Сердце пациента билось все медленнее, готовое вот-вот окончательно заглохнуть. Оно – в тончайшей околосердечной сумке – лежало прямо у меня под носом, так что я взял его в кулак и несколько раз хорошенько сжал, чтобы немного помочь. На ощупь оно было пустым. Я попросил шприц с адреналином и ввел иглу в верхушку левого желудочка. Пара миллилитров его взбодрит. Необходимо было как можно скорее повысить артериальное давление и нейтрализовать скопившуюся в крови молочную кислоту бикарбонатом натрия. Адреналин помог поднять давление до приемлемого значения, а частота сердечных сокращений достигла 140 ударов в минуту. Пациент был в хорошей физической форме и теперь, когда мы контролировали его состояние, должен был поправиться.
Чтобы завершить работу должным образом, мне требовались яркие огни операционной, стерильные простыни и тщательный мониторинг жизненных показателей. Часы показывали два часа ночи, операционная была готова, а больничные коридоры давно опустели. Мы так и повезли пациента – со вскрытой грудной клеткой, предварительно зафиксировав его на каталке и прикрыв простынями, чтобы не занести инфекцию в рану, а затем аккуратно переложили на операционный стол.
Сняв хирургический костюм и перчатки, я поднял с пола пулю. Подобные штуки имеют привычку куда-то исчезать, становясь желанным, пусть и жутковатым, сувениром. Но эта пуля представляла большую ценность для судмедэкспертизы, и я намеревался вручить ее кому-нибудь из многочисленных полицейских, которые съехались в больницу.
Пуля, вынутая из грудной клетки, – зловещий сувенир, и лучше все-таки отдать ее на судмедэкспертизу.
Я опередил причудливую процессию, чтобы снова вымыться и переодеться перед операцией – медсестры уже ждали меня в операционной с включенным светом. Вот теперь я все видел как следует. Я осторожно снял зажим, и из легочной артерии полилась темно-синяя кровь. Края раны сочились ярко-красной кровью, а из разорванного бронха выходил воздух, но в остальном все было в порядке.

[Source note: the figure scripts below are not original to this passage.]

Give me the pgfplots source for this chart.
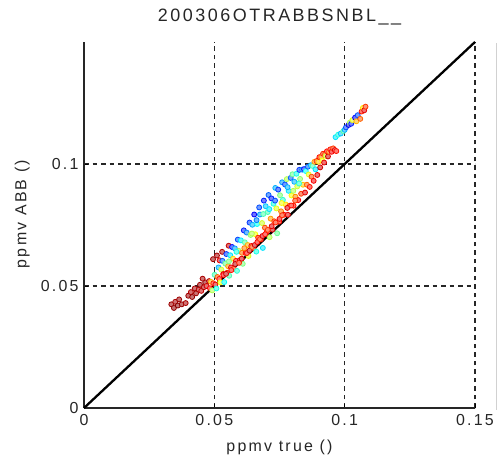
\documentclass[border=0pt]{standalone}
\usepackage{pgfplots}
\pgfplotsset{compat=1.18}
\usepackage{fontspec}
\setmainfont{Liberation Sans}
\newfontfamily\lab[LetterSpace=14]{Liberation Sans}
\pgfplotstableread{
x y c
0.0335 0.0425 0.97
0.0345 0.0410 0.98
0.0350 0.0435 0.96
0.0360 0.0420 0.99
0.0365 0.0445 0.97
0.0375 0.0425 0.98
0.0390 0.0430 0.96
0.0400 0.0460 0.97
0.0410 0.0475 0.95
0.0415 0.0455 0.98
0.0425 0.0490 0.96
0.0430 0.0470 0.97
0.0440 0.0485 0.95
0.0445 0.0505 0.97
0.0450 0.0480 0.93
0.0460 0.0495 0.95
0.0465 0.0515 0.98
0.0470 0.0500 0.92
0.0455 0.0530 0.96
0.0480 0.0520 0.94
0.0495 0.0610 0.97
0.0510 0.0625 0.96
0.0530 0.0640 0.95
0.0555 0.0665 0.93
0.0520 0.0605 0.90
0.0483 0.0491 0.88
0.0487 0.0517 0.70
0.0492 0.0482 0.55
0.0496 0.0511 0.84
0.0501 0.0546 0.45
0.0504 0.0506 0.90
0.0508 0.0490 0.40
0.0512 0.0537 0.78
0.0516 0.0576 0.30
0.0519 0.0529 0.86
0.0523 0.0515 0.62
0.0527 0.0567 0.58
0.0531 0.0603 0.22
0.0534 0.0549 0.91
0.0538 0.0516 0.38
0.0542 0.0592 0.48
0.0546 0.0631 0.18
0.0549 0.0554 0.84
0.0553 0.0581 0.72
0.0557 0.0542 0.45
0.0561 0.0626 0.35
0.0564 0.0576 0.89
0.0568 0.0660 0.14
0.0572 0.0612 0.66
0.0575 0.0570 0.82
0.0579 0.0654 0.28
0.0583 0.0603 0.87
0.0587 0.0562 0.42
0.0590 0.0690 0.20
0.0594 0.0644 0.55
0.0598 0.0606 0.92
0.0602 0.0687 0.36
0.0606 0.0636 0.76
0.0609 0.0591 0.50
0.0613 0.0728 0.15
0.0617 0.0679 0.46
0.0620 0.0635 0.86
0.0624 0.0719 0.25
0.0628 0.0668 0.70
0.0631 0.0623 0.60
0.0635 0.0760 0.18
0.0639 0.0709 0.52
0.0642 0.0664 0.88
0.0646 0.0751 0.30
0.0650 0.0655 0.83
0.0653 0.0793 0.12
0.0657 0.0712 0.62
0.0661 0.0641 0.40
0.0664 0.0754 0.38
0.0668 0.0698 0.85
0.0672 0.0822 0.20
0.0675 0.0793 0.28
0.0679 0.0691 0.90
0.0683 0.0758 0.58
0.0686 0.0656 0.35
0.0690 0.0850 0.15
0.0694 0.0739 0.80
0.0697 0.0827 0.32
0.0701 0.0721 0.87
0.0705 0.0803 0.45
0.0708 0.0873 0.22
0.0712 0.0700 0.55
0.0716 0.0776 0.72
0.0719 0.0859 0.15
0.0723 0.0731 0.92
0.0727 0.0837 0.40
0.0730 0.0765 0.82
0.0734 0.0902 0.30
0.0738 0.0818 0.60
0.0741 0.0716 0.48
0.0745 0.0895 0.18
0.0749 0.0764 0.86
0.0752 0.0872 0.50
0.0756 0.0806 0.75
0.0760 0.0925 0.28
0.0763 0.0853 0.42
0.0767 0.0792 0.88
0.0771 0.0916 0.20
0.0774 0.0834 0.66
0.0778 0.0938 0.55
0.0782 0.0792 0.90
0.0785 0.0890 0.35
0.0789 0.0829 0.80
0.0793 0.0943 0.22
0.0796 0.0871 0.62
0.0800 0.0958 0.48
0.0804 0.0829 0.86
0.0807 0.0927 0.30
0.0811 0.0866 0.74
0.0815 0.0960 0.40
0.0818 0.0908 0.58
0.0822 0.0852 0.88
0.0826 0.0976 0.18
0.0829 0.0939 0.52
0.0833 0.0878 0.82
0.0837 0.0977 0.25
0.0840 0.0915 0.68
0.0844 0.0979 0.15
0.0848 0.0883 0.90
0.0851 0.0971 0.38
0.0855 0.0915 0.78
0.0859 0.0989 0.22
0.0862 0.0957 0.60
0.0866 0.0906 0.86
0.0870 0.0995 0.30
0.0873 0.0948 0.80
0.0877 0.0992 0.45
0.0881 0.0931 0.88
0.0884 0.1009 0.72
0.0888 0.0978 0.35
0.0892 0.1012 0.82
0.0895 0.0955 0.90
0.0899 0.1009 0.68
0.0903 0.1028 0.86
0.0906 0.0986 0.92
0.0910 0.1028 0.75
0.0914 0.1014 0.62
0.0917 0.1042 0.84
0.0921 0.1006 0.90
0.0925 0.1040 0.80
0.0928 0.1033 0.58
0.0932 0.1052 0.87
0.0936 0.1031 0.92
0.0940 0.1050 0.78
0.0945 0.1060 0.85
0.0950 0.1050 0.88
0.0956 0.1064 0.82
0.0962 0.1057 0.90
0.0968 0.1053 0.86
0.0556 0.0601 0.50
0.0585 0.0640 0.40
0.0615 0.0655 0.75
0.0644 0.0715 0.55
0.0662 0.0770 0.25
0.0688 0.0795 0.45
0.0711 0.0815 0.35
0.0733 0.0850 0.20
0.0758 0.0840 0.62
0.0781 0.0905 0.30
0.0803 0.0890 0.55
0.0825 0.0920 0.42
0.0535 0.0545 0.87
0.0545 0.0550 0.92
0.0565 0.0565 0.86
0.0580 0.0590 0.93
0.0595 0.0595 0.84
0.0605 0.0612 0.91
0.0625 0.0635 0.86
0.0635 0.0645 0.93
0.0645 0.0660 0.80
0.0655 0.0668 0.92
0.0665 0.0680 0.87
0.0675 0.0692 0.83
0.0685 0.0705 0.91
0.0695 0.0712 0.86
0.0705 0.0730 0.82
0.0720 0.0745 0.90
0.0735 0.0760 0.84
0.0750 0.0775 0.89
0.0760 0.0790 0.83
0.0780 0.0820 0.90
0.0795 0.0830 0.86
0.0810 0.0850 0.82
0.0965 0.1110 0.35
0.0975 0.1120 0.40
0.0985 0.1125 0.32
0.0995 0.1135 0.45
0.1000 0.1140 0.30
0.1005 0.1150 0.20
0.1015 0.1160 0.10
0.1020 0.1170 0.55
0.1025 0.1165 0.15
0.1030 0.1180 0.60
0.1040 0.1190 0.12
0.1045 0.1175 0.70
0.1050 0.1200 0.20
0.1060 0.1185 0.78
0.1065 0.1215 0.85
0.1070 0.1230 0.65
0.1075 0.1220 0.90
0.1080 0.1235 0.82
}\pts
\begin{document}
\begin{tikzpicture}
\useasboundingbox (0,0) rectangle (497bp,460bp);
\draw[black!18, line width=0.8bp] (496bp,50bp) -- (496bp,417bp);
\begin{axis}[
  at={(84bp,52bp)}, anchor=south west,
  scale only axis, width=391bp, height=366bp,
  xmin=0, xmax=0.15, ymin=0, ymax=0.15,
  axis x line=bottom, axis y line=left,
  axis line style={-, line width=1.2bp, black!85},
  xtick={0,0.05,0.1,0.15}, xticklabels={0,0.05,0.1,0.15},
  ytick={0,0.05,0.1}, yticklabels={0,0.05,0.1},
  tick align=inside, major tick length=4bp,
  tick style={black, line width=0.8bp},
  grid=major,
  major grid style={black!85, line width=1.4bp, dash pattern=on 4.5bp off 4bp},
  ticklabel style={font=\lab\fontsize{16}{19}\selectfont, text=black!85},
  xticklabel style={yshift=-3bp},
  yticklabel style={xshift=-2bp},
  title={200306OTRABBSNBL\_\_},
  title style={font=\lab\fontsize{18}{21}\selectfont, text=black!85, at={(0.5,1)}, anchor=base, yshift=15bp},
  xlabel={ppmv true ()},
  xlabel style={font=\lab\fontsize{16}{19}\selectfont, text=black!85, at={(0.5,0)}, anchor=base, yshift=-43bp},
  ylabel={ppmv ABB ()},
  ylabel style={font=\lab\fontsize{16}{19}\selectfont, text=black!85, at={(axis description cs:-0.158,0.53)}, anchor=center},
  colormap/jet, point meta min=0, point meta max=1,
  clip=false,
]
\addplot[scatter, only marks, mark=*, mark size=2.5bp, line width=0.8bp,
  scatter src=explicit,
  scatter/use mapped color={draw=mapped color, fill=mapped color!55}]
  table[meta=c] {\pts};
\addplot[black, line width=2.3bp] coordinates {(0,0) (0.15,0.15)};
\end{axis}
\end{tikzpicture}
\end{document}
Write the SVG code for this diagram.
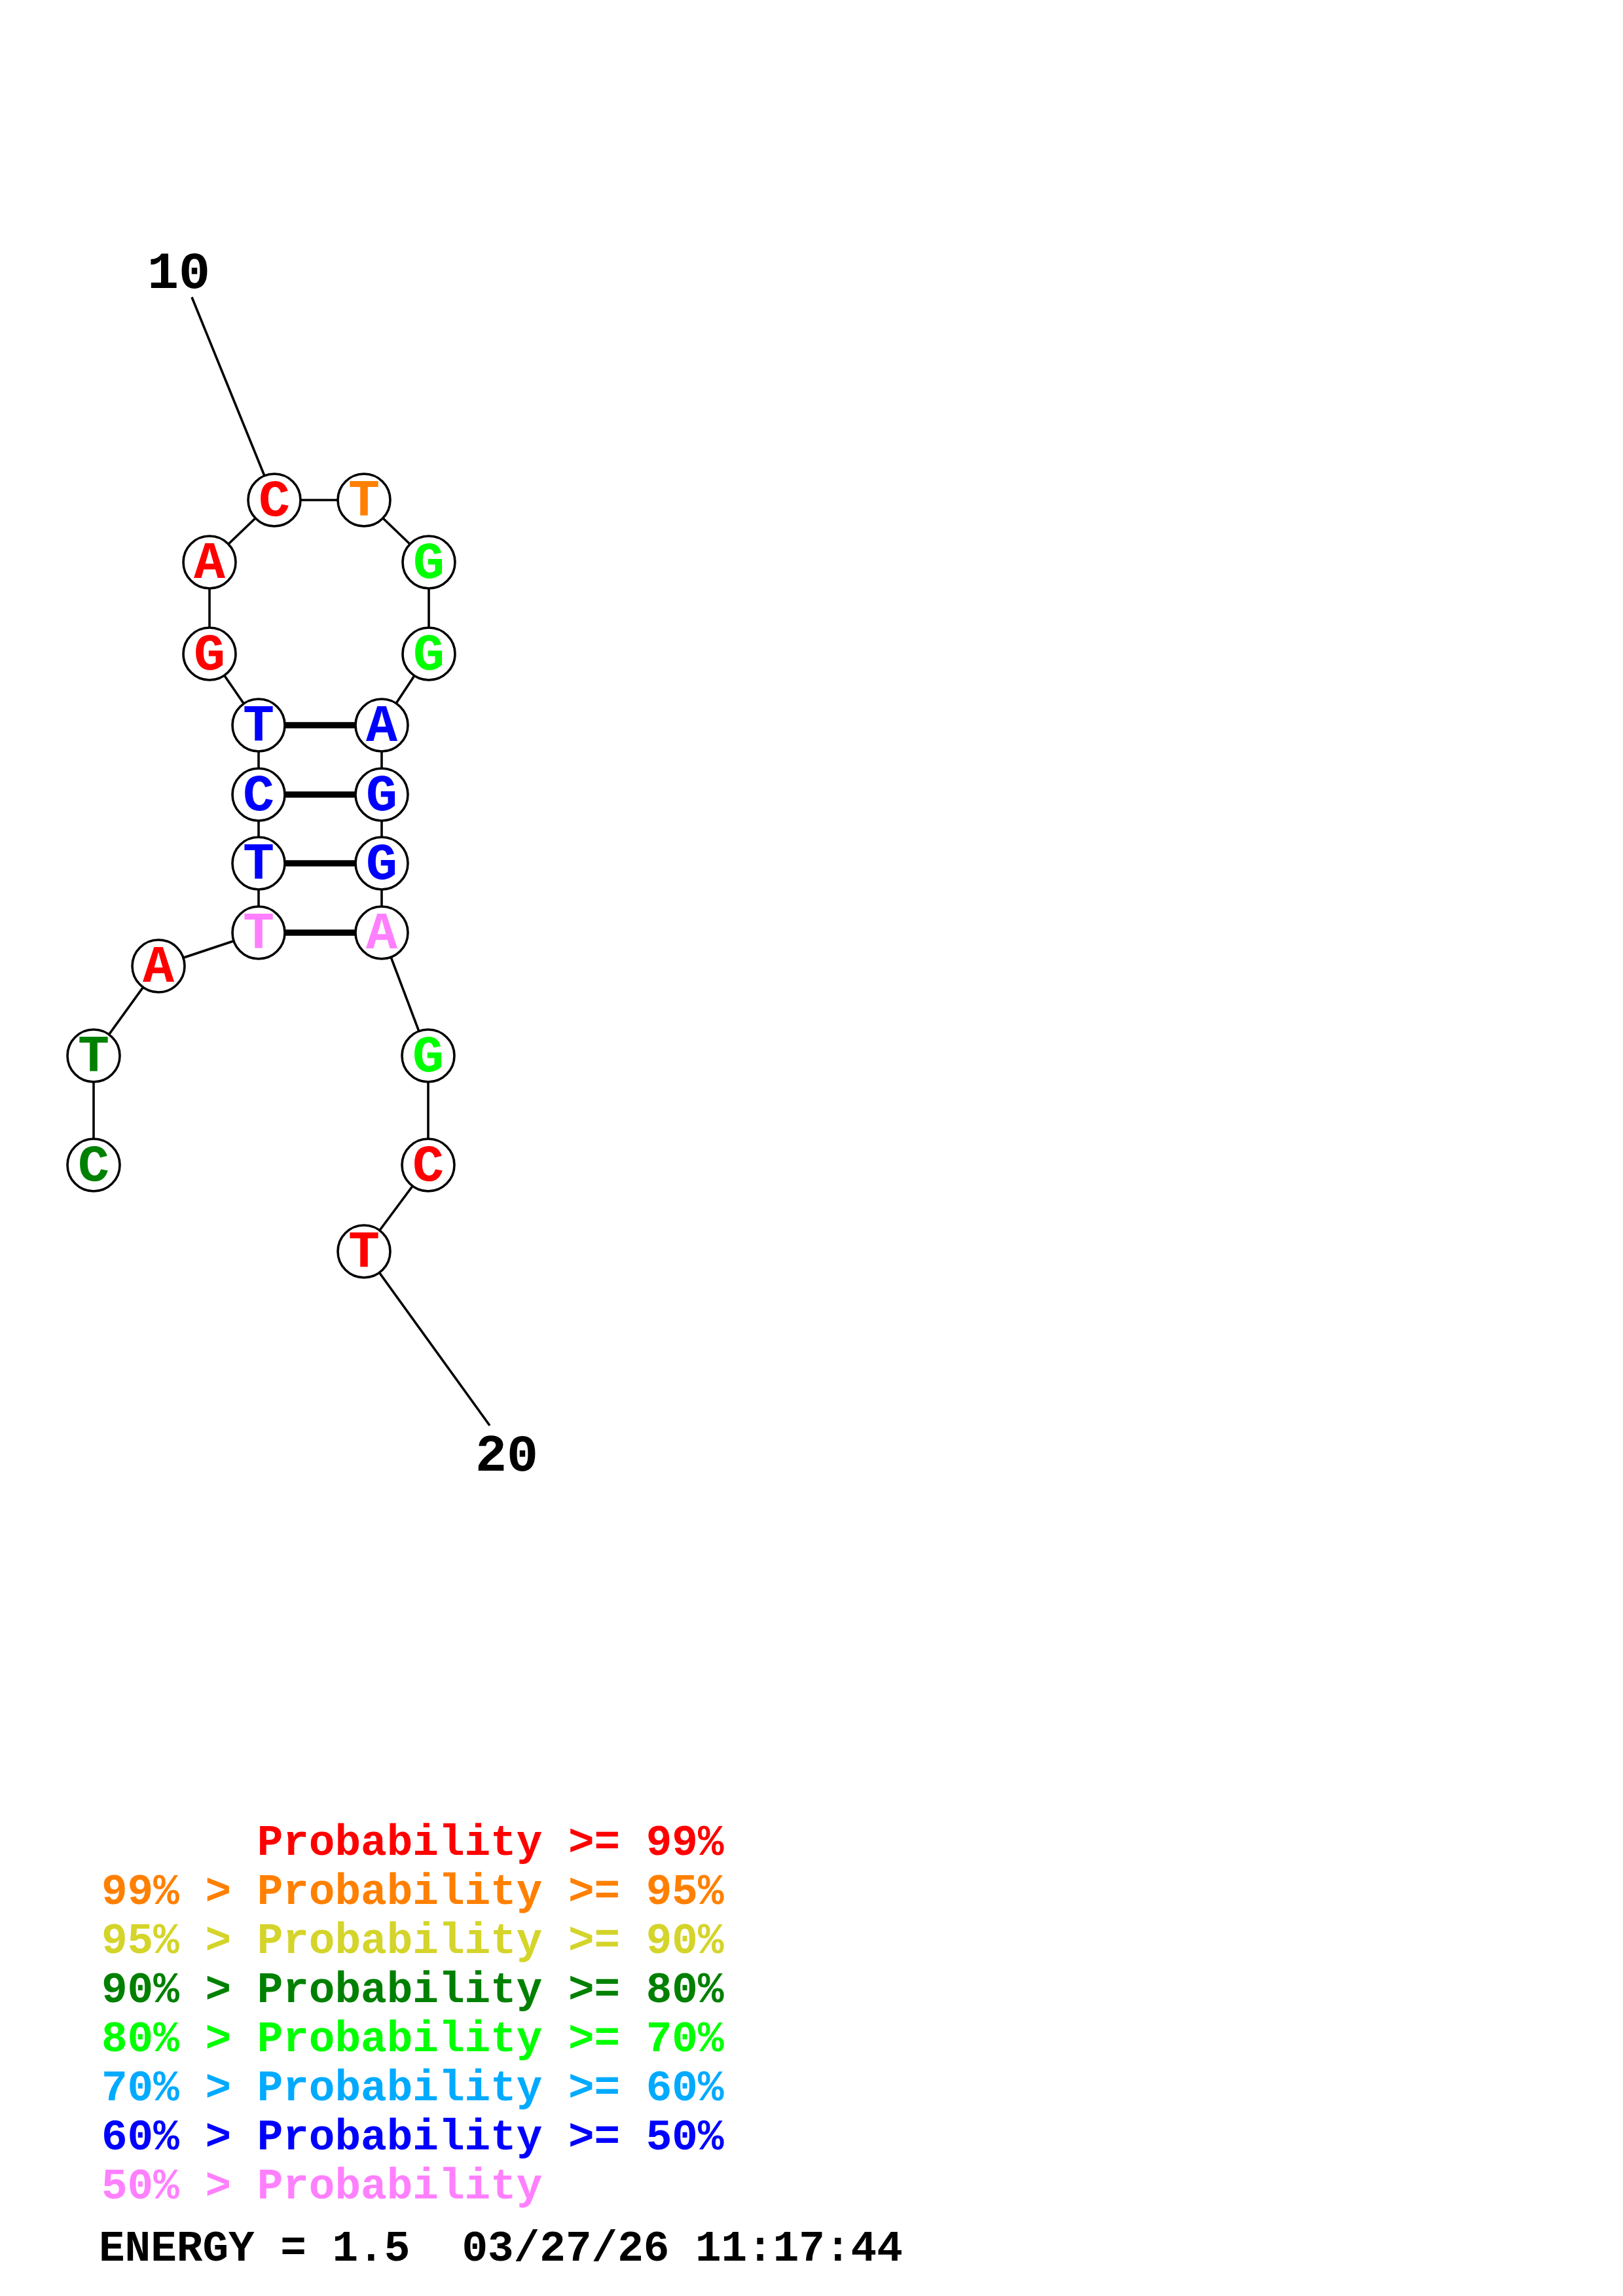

Чтобы лучше разглядеть повреждения, я приподнял спущенное легкое. Оно выглядело так, словно его пожевала собака. Да и чего еще стоило ожидать от убойного сверхзвукового снаряда? Надежда сохранить пациенту легкое улетучилась в мгновение ока. Его нужно было вырезать целиком. В конце концов, от нас требовалось спасти человеку жизнь, а не сохранить его тело прежним. Если бы он умер, его семью сразило бы горе, а леснику – коим, как выяснилось впоследствии, и оказался виновный – грозило бы обвинение в убийстве.
Толстой шелковой нитью я обмотал легочную артерию и перевязал ее. Больше никакой темно-синей крови. От легких к сердцу идут две крупные вены – их я тоже перевязал, а затем разрезал все три кровеносных сосуда ножницами. Кровь вперемешку с пеной выдувалась теперь из поврежденного бронха. Я прихватил его скобами, разрезал трубку и вытащил ставшее бесполезным легкое. Оно полетело мимо лотка и плюхнулось на пол. Пациент сможет обходиться и одним легким, к тому же правое легкое больше левого. Мы промыли образовавшееся пустое пространство теплым соляным раствором и мощным антибиотиком гентамицином: самую большую опасность для пациента сейчас представляла инфекция, так как пуля втянула за собой в грудную полость фрагменты куртки и рубашки.
Пока ординатор и штатный врач останавливали кровотечение у краев раны и зашивали ее, я принялся писать отчет об операции. В случае с уголовным делом чрезвычайно важно все грамотно задокументировать, даже если на часах три ночи. Возвращаясь домой по темной дороге, я увидел в траве на обочине лису, а потом и оленя, чьи глаза сверкали в свете фар. Я был расслаблен и доволен собой: еще одна победа, после которой уровень адреналина мигом пошел на спад.
Наш пациент выздоровел без осложнений. Извлеченная из раны пуля соответствовала винтовке лесника. Его арестовали, а затем выпустили под залог; еще бы несколько минут – и обвинений в убийстве, пусть и не предумышленном, было не миновать. Для сонного Оксфорда это было уникальное дело, как раз для инспектора Морсу.
Ничто не вызывает такого всплеска адреналина, как колотое ранение в сердце. Я по сей день помню первый подобный случай, с которым мне пришлось разбираться в далеком 1975 году. Я тогда работал в отделении травматологии больницы Королевского колледжа, что на юге Лондона, прямо на границе зоны боевых действий под названием Брикстон (лондонский аналог нью-йоркского Гарлема), где столкнулся со множеством колотых ранений. Набив руку на грудных клетках в Бромптоне, я чувствовал себя непобедимым и напоминал заведенный механизм, готовый в любое мгновение взяться за дело.